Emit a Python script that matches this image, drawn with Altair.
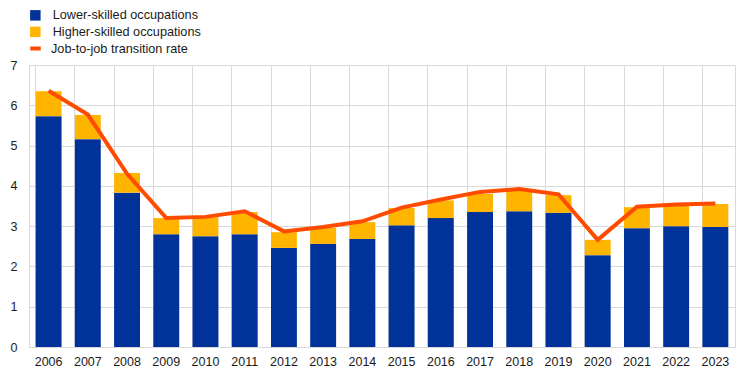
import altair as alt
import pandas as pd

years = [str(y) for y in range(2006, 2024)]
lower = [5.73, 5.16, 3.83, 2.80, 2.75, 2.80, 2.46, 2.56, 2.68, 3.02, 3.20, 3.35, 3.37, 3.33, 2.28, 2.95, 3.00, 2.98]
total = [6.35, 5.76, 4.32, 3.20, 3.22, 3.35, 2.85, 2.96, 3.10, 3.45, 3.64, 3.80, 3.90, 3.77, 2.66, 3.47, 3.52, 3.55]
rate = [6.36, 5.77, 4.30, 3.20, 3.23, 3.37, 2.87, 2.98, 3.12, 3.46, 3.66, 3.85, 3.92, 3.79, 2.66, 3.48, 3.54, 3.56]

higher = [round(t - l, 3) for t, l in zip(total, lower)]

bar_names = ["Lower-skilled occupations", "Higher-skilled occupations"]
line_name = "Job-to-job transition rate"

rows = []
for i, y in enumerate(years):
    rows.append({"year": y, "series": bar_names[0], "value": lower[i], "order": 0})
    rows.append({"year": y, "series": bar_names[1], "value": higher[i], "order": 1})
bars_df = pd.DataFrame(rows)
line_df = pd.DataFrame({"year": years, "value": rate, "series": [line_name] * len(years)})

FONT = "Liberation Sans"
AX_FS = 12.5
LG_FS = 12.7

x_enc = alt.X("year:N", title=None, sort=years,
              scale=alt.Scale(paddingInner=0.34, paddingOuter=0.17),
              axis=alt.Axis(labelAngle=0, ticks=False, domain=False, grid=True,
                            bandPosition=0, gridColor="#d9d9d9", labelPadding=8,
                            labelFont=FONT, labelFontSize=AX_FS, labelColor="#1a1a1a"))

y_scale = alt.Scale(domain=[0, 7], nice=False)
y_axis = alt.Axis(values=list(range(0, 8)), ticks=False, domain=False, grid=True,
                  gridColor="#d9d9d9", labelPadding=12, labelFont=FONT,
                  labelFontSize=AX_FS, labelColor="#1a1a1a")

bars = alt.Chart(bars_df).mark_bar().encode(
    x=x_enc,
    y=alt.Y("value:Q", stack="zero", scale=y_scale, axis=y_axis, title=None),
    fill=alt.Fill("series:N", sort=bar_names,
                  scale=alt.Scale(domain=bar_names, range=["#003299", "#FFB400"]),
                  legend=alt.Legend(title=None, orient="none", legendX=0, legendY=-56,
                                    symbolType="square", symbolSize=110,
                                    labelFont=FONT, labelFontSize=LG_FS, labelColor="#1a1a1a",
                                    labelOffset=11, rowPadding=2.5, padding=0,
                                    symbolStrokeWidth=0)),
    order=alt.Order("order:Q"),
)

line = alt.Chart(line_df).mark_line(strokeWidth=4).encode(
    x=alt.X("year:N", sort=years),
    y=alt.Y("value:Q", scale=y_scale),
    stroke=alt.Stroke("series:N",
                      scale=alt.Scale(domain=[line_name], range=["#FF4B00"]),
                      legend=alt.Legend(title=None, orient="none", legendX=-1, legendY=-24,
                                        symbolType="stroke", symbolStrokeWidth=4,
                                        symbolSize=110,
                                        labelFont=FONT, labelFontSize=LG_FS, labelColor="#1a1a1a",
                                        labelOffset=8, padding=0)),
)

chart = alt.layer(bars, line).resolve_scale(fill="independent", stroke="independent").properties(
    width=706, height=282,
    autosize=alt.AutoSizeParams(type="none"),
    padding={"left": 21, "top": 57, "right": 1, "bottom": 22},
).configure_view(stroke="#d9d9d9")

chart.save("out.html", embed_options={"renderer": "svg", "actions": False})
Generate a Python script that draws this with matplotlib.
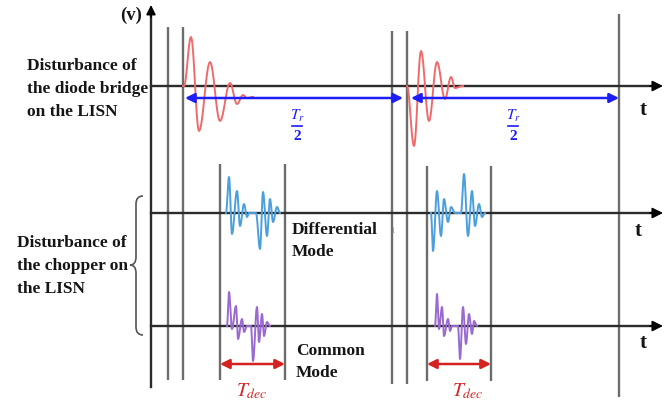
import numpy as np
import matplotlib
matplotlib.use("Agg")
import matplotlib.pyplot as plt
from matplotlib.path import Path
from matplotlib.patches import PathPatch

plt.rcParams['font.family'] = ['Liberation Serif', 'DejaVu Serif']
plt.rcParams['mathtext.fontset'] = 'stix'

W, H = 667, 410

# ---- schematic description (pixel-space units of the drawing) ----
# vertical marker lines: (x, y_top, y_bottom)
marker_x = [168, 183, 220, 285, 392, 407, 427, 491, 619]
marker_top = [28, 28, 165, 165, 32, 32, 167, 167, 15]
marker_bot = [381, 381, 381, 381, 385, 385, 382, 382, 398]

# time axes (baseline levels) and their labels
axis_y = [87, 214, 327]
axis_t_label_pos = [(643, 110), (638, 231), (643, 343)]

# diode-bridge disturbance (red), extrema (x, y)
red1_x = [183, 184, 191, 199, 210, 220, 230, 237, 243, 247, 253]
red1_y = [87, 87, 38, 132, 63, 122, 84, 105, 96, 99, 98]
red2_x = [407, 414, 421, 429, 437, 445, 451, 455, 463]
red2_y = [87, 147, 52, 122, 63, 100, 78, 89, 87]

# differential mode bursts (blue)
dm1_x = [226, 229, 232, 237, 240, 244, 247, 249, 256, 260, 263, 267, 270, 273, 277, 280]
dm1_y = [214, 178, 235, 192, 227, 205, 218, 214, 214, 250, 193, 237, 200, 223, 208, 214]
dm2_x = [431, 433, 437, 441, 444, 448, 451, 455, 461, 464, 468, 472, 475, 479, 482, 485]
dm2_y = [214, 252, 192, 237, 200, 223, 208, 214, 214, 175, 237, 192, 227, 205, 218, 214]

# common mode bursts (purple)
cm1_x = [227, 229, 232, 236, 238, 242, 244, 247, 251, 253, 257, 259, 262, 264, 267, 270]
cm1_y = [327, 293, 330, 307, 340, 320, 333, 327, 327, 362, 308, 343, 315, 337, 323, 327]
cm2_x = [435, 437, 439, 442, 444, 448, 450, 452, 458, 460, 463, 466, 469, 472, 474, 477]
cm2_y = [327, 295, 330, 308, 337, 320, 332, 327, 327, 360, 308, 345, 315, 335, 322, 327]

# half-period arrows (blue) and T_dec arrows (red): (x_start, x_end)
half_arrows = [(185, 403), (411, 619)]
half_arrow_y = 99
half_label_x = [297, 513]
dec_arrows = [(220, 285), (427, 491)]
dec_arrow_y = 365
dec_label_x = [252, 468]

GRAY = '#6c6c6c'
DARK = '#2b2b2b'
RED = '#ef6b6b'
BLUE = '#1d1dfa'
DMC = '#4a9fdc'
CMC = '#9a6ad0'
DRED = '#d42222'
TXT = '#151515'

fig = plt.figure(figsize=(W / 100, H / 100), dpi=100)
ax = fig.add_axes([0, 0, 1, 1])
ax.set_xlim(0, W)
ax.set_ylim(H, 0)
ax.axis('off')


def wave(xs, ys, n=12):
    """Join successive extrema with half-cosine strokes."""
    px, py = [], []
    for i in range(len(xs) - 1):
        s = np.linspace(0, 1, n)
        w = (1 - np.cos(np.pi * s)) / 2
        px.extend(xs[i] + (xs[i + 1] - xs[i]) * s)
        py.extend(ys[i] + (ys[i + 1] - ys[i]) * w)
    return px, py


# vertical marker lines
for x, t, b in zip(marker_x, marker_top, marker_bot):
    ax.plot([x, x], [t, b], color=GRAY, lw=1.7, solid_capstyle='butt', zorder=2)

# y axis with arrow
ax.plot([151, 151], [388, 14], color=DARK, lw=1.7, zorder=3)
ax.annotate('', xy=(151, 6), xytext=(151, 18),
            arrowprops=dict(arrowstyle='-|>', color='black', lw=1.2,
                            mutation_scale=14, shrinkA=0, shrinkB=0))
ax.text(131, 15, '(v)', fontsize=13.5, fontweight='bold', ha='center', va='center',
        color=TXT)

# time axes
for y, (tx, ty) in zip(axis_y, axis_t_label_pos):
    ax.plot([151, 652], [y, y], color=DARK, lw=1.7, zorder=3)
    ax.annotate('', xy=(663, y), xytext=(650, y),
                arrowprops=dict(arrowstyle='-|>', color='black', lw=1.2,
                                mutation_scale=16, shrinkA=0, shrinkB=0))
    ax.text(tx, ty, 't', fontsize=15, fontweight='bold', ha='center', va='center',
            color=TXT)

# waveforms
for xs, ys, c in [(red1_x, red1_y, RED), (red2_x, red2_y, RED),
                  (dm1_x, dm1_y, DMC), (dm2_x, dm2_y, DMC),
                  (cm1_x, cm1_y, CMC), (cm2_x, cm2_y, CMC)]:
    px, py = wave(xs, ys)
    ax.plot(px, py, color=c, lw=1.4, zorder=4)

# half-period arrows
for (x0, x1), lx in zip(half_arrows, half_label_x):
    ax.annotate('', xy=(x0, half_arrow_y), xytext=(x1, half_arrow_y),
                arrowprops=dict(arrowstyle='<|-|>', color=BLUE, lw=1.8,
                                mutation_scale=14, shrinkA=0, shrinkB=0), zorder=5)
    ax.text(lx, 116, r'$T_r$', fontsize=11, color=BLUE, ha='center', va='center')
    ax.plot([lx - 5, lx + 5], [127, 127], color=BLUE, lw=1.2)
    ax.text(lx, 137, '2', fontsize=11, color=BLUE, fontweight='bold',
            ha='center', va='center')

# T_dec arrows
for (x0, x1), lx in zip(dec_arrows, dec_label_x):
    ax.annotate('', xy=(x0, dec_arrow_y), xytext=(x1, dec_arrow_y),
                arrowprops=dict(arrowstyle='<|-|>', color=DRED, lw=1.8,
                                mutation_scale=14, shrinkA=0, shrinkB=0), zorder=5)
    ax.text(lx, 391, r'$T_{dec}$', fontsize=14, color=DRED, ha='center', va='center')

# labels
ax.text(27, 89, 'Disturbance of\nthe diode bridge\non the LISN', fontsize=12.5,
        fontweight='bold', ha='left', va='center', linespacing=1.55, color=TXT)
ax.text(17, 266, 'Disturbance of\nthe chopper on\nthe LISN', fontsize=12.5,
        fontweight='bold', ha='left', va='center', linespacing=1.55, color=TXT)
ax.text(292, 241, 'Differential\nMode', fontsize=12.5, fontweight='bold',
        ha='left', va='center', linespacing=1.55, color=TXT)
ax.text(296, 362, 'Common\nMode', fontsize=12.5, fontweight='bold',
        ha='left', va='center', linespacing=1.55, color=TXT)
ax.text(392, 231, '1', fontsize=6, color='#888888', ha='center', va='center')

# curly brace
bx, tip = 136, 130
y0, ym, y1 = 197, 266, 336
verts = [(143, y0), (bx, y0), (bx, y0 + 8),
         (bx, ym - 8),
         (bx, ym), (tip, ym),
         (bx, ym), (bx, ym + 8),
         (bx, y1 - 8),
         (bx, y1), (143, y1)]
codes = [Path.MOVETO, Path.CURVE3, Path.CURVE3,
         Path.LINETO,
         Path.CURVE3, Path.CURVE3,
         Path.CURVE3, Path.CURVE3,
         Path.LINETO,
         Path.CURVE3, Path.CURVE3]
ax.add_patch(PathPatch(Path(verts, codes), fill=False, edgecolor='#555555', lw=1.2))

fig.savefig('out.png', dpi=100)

- [Requirement]:
Gather up, from the records above, each line where the word "Python" appears.

- [Solution to the exercise]:
Emit a Python script that matches this image, drawn with Altair.
Generate a Python script that draws this with matplotlib.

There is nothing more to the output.